= Michael Holmes (whistleblower) =

Lieutenant Colonel Michael Holmes (born 1965), began his national service in the U.S. Army and the National Guard in 1985, and is a military intelligence officer with training in information operations. He attended Admiral Farragut Academy in St. Petersburg, Florida (1978–1980), before graduating from Marine Military Academy in Harlingen, Texas, in 1983. He graduated from the University of Texas at Austin and was commissioned a Second Lieutenant in the U.S. Army in 1987. He earned a Master of Arts in Diplomacy with a concentration in International Terrorism in 2008. He is a graduate of the U.S. Army Information Operations Qualification Course (2008), the U.S. Army Command and General Staff College (2007), the Military Intelligence Officer Transition Course (2002) and the Armor Officers Advanced Course (1994). He has served on active duty in Fort Drum, New York, as well as in both the Florida National Guard and Texas National Guard. Holmes has mobilized as a reservist in Afghanistan, Iraq, and Kosovo.

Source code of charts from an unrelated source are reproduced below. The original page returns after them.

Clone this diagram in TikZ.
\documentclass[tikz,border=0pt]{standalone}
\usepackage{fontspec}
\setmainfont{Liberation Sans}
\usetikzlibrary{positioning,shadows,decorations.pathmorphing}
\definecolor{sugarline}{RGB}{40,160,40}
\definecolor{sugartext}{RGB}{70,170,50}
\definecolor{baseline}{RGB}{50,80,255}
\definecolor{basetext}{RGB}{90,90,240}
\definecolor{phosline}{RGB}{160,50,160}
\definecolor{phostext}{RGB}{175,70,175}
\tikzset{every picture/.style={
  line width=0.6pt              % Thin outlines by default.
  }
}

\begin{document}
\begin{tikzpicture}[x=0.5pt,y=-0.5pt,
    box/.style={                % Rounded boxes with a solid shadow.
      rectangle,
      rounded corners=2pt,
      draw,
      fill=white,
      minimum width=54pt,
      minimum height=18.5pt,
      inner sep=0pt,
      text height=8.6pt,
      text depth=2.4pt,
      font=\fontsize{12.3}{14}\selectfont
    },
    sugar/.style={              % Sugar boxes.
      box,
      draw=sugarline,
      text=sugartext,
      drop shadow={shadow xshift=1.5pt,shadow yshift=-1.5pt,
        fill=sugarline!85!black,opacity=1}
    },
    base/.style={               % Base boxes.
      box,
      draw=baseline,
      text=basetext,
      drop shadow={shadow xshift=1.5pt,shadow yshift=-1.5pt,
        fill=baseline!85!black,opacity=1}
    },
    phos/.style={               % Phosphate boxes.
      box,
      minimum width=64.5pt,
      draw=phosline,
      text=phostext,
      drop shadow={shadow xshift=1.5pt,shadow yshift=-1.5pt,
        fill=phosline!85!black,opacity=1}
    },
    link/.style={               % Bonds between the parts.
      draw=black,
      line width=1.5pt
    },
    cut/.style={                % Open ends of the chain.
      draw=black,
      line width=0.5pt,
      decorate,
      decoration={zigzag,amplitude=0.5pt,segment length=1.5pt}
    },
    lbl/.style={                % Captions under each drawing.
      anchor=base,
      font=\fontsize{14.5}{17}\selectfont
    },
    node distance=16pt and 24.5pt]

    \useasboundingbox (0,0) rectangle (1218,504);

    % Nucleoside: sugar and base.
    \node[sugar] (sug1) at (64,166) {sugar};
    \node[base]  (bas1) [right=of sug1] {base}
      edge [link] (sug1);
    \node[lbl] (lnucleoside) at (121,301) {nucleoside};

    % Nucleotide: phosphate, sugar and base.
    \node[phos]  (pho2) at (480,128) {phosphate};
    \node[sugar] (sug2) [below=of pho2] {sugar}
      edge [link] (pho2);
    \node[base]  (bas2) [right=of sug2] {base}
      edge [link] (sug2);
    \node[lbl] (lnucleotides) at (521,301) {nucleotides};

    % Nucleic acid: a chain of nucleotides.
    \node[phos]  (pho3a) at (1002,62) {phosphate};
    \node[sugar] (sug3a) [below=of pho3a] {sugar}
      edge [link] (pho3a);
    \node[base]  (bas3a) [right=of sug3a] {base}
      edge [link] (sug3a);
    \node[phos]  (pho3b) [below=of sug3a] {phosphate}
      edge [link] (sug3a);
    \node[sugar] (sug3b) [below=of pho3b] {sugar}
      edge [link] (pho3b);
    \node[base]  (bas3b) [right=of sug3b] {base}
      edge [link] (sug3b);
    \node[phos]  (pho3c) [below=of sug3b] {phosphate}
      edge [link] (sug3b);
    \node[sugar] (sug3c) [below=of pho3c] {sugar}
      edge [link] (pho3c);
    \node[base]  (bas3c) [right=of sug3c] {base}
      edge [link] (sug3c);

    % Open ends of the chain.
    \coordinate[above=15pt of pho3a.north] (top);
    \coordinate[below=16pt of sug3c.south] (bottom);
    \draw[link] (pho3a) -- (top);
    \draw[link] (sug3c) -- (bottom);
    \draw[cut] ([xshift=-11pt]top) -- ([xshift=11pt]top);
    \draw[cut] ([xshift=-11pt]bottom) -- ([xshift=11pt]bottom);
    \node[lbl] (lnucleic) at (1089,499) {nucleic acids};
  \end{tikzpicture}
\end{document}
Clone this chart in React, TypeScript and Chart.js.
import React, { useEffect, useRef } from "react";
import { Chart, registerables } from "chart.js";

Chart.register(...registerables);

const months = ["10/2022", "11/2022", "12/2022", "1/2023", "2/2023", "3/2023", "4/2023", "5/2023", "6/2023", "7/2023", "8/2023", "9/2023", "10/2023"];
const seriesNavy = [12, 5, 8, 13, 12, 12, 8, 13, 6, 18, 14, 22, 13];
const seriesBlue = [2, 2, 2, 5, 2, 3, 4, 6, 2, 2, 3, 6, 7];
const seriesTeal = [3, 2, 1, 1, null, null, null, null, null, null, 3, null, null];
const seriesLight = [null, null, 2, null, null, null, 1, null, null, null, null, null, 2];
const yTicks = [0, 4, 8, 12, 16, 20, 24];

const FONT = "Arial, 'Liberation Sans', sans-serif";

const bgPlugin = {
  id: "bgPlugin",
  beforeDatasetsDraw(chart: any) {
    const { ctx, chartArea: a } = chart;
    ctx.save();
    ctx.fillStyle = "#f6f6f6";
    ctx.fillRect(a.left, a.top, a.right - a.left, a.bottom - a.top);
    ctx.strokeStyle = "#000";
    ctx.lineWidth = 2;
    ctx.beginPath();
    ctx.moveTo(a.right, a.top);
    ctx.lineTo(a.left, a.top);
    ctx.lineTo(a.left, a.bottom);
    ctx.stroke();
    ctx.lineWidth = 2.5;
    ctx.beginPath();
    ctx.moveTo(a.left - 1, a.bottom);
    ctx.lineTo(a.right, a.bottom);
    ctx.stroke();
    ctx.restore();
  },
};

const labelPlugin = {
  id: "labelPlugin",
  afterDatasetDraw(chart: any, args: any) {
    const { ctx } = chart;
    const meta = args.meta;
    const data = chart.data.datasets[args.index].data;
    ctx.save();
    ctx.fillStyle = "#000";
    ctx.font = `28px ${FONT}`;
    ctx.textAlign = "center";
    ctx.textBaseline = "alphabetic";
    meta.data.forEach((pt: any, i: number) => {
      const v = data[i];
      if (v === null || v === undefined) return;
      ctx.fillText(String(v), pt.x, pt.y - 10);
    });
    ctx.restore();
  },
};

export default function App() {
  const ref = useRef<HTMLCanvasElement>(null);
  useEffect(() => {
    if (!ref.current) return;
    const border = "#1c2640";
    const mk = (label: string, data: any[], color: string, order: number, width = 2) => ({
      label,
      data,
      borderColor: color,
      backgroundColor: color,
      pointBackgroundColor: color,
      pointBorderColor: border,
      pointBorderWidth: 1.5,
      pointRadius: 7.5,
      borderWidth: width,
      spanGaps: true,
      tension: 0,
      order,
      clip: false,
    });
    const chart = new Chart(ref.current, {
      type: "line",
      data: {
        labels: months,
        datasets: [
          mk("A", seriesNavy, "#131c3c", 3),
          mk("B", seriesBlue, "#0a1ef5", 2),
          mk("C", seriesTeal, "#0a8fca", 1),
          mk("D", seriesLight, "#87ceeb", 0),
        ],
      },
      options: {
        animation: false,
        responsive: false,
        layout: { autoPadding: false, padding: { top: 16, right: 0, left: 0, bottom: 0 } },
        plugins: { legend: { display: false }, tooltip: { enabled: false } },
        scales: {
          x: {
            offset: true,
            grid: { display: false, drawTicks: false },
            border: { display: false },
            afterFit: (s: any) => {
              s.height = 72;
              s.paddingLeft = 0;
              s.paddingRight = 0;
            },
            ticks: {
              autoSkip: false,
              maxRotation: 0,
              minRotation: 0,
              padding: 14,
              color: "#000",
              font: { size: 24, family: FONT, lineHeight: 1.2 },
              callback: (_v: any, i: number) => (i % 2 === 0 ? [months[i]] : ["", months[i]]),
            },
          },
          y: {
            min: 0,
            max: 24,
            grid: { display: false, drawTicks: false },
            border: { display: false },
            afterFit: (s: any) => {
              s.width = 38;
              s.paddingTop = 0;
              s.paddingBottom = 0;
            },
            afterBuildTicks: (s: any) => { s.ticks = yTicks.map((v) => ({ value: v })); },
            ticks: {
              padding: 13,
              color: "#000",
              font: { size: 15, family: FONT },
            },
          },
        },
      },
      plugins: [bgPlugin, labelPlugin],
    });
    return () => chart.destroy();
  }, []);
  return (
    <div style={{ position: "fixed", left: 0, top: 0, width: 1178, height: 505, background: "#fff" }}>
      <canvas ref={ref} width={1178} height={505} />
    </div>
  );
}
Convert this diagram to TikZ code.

Holmes communicated alleged use of psychological operations (PSYOP) on visiting VIPs while Holmes was the leader of the Information Operations Field Support Team at Camp Eggers in Kabul, Afghanistan. Among the alleged targets were American Senators John McCain and Carl Levin, government ministers, and European diplomats. Holmes' disclosure resulted in several news articles, most notably a Rolling Stone article titled, "Another Runaway General: Army Deploys Psy-Ops on U.S. Senators" authored by Michael Hastings who recently earned fame for his reporting on General Stanley McChrystal the previous year. Hastings' article "The Run Away General" ultimately led to McChrystal's firing by President Obama. Media reports stated that the Holmes' IO unit was subjected to a retaliatory campaign when it resisted the order to influence the targets, including a subsequent reprimand against Lt. Col. Holmes.

After the Rolling Stone article was published, Gen. David Petraeus, then commander of U.S. and International Security Assistance Forces in Afghanistan, ordered an investigation to determine the legitimacy of illegal psychological operations claims made by Lt. Col Holmes as well as any retaliation for his whistleblowing. Army investigators determined Holme's claims of illegal psychological operations were “not substantiated” and there were no psychological operations units under Lt. Gen. Caldwell's command. They went on to identify Caldwell's staff was tasked with preparing “information packages” on congressional delegations and other visitors, that such a task was neither illegal nor improper, noting such a practice is common in the military. The Army was unable to later substantiate Holmes’ claim of retaliation citing insufficient evidence.